## PROBLEM REQUIREMENTS
Return the lines exactly as they stand, from the first of the material through the line containing "from bokeh.core.properties import value".

## DATASET EXCERPT
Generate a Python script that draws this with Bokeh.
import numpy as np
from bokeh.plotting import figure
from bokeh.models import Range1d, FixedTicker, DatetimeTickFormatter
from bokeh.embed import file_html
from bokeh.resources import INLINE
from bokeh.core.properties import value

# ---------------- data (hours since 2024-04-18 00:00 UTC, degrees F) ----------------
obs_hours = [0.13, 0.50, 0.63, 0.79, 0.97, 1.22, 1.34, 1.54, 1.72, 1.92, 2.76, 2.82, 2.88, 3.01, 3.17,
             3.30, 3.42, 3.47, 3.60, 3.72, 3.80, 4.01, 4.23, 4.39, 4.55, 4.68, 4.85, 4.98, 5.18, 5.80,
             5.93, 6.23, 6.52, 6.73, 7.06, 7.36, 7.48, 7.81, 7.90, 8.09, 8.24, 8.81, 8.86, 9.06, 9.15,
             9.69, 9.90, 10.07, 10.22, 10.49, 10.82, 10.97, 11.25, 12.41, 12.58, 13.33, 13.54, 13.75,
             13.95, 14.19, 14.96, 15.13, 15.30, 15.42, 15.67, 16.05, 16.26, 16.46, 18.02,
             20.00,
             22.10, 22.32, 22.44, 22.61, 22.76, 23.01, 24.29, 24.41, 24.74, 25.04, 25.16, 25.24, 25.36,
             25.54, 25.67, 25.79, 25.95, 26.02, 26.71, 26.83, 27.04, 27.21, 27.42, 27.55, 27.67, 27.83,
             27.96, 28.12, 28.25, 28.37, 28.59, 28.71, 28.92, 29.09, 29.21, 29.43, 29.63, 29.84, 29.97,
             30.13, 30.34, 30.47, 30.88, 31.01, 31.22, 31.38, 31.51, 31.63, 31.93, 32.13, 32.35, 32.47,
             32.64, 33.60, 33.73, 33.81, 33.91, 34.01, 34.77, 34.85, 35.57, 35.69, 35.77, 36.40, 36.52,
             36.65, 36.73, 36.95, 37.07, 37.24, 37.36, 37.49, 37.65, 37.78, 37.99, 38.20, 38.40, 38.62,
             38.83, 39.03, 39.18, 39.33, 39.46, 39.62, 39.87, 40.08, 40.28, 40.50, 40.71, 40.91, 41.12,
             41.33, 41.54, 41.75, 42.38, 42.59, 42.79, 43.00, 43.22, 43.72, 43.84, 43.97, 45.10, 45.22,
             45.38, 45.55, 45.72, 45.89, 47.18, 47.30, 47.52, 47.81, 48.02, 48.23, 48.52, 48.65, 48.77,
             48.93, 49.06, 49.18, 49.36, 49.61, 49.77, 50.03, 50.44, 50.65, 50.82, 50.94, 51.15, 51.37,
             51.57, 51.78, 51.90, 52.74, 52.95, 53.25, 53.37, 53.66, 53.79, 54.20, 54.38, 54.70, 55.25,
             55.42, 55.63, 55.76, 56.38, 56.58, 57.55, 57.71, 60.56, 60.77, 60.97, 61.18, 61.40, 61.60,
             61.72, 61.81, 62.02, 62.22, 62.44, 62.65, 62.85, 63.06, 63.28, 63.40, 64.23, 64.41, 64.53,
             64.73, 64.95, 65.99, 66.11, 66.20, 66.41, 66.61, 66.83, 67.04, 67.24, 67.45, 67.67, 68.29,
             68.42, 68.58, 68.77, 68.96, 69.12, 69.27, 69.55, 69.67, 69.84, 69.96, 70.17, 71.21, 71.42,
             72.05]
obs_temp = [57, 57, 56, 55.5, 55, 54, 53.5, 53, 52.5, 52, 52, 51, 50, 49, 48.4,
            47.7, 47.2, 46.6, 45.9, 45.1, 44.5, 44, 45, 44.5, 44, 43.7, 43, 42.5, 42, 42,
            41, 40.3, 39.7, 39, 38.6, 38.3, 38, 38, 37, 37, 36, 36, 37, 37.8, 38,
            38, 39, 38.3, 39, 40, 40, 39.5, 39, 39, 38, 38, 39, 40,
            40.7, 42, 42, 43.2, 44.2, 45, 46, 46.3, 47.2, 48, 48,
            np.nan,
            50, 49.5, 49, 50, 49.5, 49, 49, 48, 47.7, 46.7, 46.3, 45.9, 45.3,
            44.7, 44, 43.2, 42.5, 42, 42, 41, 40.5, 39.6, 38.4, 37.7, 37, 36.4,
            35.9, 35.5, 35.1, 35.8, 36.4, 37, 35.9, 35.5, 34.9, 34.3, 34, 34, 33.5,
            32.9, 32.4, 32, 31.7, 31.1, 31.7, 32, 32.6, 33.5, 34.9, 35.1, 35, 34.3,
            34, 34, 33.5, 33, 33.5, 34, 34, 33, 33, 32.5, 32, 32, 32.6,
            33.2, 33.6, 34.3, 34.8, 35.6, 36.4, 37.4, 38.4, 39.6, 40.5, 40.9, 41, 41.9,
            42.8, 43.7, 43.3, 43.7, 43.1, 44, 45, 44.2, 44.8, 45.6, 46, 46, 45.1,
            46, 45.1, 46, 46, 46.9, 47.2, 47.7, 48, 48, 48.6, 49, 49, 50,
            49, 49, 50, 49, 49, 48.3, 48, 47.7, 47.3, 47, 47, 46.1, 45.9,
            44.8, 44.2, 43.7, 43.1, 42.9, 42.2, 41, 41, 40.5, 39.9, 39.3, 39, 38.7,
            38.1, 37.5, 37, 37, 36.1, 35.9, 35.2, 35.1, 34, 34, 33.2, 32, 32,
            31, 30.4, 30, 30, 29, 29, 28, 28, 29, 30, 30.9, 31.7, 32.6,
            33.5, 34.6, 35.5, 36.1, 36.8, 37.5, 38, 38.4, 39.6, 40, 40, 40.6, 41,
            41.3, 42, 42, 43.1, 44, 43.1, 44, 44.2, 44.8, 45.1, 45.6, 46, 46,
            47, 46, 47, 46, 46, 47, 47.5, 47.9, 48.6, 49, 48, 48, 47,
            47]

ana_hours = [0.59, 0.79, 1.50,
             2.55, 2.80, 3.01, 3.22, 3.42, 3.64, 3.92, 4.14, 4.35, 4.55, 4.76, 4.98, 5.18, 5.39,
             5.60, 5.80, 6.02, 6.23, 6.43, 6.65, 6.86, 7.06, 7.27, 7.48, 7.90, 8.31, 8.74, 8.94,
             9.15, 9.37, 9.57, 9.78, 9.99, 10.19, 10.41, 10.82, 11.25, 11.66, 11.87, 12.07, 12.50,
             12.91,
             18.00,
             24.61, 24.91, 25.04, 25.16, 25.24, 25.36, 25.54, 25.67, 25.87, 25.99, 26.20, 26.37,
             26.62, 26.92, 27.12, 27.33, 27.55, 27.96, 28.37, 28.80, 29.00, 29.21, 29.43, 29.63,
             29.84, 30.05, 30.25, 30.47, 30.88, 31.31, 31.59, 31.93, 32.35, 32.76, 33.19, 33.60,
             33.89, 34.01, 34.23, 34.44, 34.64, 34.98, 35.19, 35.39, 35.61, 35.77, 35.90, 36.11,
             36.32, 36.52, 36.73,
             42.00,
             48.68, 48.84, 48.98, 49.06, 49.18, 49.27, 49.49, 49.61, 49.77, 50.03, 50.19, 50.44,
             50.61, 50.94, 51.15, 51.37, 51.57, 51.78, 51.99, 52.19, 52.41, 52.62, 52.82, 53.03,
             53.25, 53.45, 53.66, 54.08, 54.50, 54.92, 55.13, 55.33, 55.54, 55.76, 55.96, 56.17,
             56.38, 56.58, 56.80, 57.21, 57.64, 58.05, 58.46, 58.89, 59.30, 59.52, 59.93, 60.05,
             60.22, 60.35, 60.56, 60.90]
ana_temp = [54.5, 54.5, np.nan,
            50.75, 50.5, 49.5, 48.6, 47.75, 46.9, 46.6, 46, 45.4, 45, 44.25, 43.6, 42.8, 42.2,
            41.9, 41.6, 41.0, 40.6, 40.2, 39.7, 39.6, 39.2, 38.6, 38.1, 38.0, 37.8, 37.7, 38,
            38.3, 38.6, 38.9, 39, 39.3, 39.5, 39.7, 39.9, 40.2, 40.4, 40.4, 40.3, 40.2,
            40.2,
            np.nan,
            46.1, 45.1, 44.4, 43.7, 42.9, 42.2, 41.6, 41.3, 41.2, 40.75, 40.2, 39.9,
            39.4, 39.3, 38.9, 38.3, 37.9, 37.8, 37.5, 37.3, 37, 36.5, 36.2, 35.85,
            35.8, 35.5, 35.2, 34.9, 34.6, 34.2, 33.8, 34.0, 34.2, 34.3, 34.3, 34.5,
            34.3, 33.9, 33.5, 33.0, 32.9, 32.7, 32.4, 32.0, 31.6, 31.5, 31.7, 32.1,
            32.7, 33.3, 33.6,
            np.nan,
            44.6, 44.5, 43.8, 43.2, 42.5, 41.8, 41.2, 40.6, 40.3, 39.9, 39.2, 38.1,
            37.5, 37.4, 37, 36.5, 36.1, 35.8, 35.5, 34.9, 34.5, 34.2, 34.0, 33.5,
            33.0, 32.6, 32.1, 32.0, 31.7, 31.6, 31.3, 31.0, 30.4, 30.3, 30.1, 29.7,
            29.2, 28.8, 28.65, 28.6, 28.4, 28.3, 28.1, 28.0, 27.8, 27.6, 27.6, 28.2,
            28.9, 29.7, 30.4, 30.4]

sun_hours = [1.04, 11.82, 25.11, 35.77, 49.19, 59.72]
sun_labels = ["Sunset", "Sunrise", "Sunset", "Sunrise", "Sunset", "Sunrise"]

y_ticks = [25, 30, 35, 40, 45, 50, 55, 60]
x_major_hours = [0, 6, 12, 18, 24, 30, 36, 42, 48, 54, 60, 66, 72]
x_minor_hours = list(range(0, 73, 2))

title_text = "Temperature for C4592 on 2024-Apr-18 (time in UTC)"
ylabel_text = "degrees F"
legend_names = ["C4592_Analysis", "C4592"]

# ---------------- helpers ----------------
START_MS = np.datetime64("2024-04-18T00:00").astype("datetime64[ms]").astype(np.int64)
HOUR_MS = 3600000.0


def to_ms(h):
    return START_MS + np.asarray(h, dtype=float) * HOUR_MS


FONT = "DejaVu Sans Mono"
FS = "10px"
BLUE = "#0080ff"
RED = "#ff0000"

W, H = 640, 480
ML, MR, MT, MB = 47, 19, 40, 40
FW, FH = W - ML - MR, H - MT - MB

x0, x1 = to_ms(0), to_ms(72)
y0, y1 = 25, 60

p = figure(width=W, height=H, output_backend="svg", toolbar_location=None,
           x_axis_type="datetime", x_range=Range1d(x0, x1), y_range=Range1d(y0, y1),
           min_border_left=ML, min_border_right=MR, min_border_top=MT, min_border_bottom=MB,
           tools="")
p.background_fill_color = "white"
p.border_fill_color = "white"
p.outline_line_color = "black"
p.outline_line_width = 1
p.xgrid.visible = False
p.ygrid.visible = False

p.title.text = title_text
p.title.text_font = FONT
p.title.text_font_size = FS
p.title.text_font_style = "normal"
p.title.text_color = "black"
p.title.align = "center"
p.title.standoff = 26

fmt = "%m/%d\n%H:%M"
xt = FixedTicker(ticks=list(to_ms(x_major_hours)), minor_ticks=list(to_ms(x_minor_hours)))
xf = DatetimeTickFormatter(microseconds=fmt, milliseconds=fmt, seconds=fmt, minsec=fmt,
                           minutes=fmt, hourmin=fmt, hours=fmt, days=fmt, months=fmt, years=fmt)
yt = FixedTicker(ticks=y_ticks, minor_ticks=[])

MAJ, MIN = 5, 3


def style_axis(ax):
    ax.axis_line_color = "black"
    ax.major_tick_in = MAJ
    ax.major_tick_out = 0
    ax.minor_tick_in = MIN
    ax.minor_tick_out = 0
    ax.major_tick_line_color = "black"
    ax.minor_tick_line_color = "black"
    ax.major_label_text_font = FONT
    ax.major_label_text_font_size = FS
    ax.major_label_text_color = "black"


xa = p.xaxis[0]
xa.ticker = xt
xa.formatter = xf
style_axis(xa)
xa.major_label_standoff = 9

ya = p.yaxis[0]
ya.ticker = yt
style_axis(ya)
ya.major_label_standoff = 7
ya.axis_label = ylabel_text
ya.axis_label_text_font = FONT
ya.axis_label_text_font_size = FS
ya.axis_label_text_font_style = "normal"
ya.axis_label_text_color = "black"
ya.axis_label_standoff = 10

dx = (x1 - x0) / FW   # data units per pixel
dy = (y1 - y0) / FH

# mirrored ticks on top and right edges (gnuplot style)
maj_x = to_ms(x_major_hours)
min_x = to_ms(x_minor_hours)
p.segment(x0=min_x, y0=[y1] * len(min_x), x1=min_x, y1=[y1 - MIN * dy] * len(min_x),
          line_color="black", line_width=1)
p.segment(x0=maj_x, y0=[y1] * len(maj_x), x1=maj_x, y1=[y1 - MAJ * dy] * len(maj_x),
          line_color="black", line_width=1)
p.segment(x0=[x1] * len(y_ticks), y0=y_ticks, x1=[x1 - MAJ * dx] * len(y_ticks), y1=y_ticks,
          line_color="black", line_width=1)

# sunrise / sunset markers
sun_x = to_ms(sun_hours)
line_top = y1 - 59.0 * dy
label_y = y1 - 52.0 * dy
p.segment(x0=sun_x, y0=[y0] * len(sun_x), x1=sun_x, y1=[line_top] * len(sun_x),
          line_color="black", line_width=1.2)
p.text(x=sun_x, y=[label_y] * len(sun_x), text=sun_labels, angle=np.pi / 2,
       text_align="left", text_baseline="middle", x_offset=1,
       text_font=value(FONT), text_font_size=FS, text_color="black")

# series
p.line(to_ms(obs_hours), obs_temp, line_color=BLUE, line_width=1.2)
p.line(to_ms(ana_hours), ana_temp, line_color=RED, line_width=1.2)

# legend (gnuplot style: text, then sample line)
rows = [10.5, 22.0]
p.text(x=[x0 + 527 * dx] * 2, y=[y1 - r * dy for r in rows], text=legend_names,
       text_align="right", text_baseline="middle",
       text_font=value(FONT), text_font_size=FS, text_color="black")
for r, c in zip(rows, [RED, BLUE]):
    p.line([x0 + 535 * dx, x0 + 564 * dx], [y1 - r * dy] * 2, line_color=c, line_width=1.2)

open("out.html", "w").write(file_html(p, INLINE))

## CORRECT OUTPUT
Generate a Python script that draws this with Bokeh.
import numpy as np
from bokeh.plotting import figure
from bokeh.models import Range1d, FixedTicker, DatetimeTickFormatter
from bokeh.embed import file_html
from bokeh.resources import INLINE
from bokeh.core.properties import value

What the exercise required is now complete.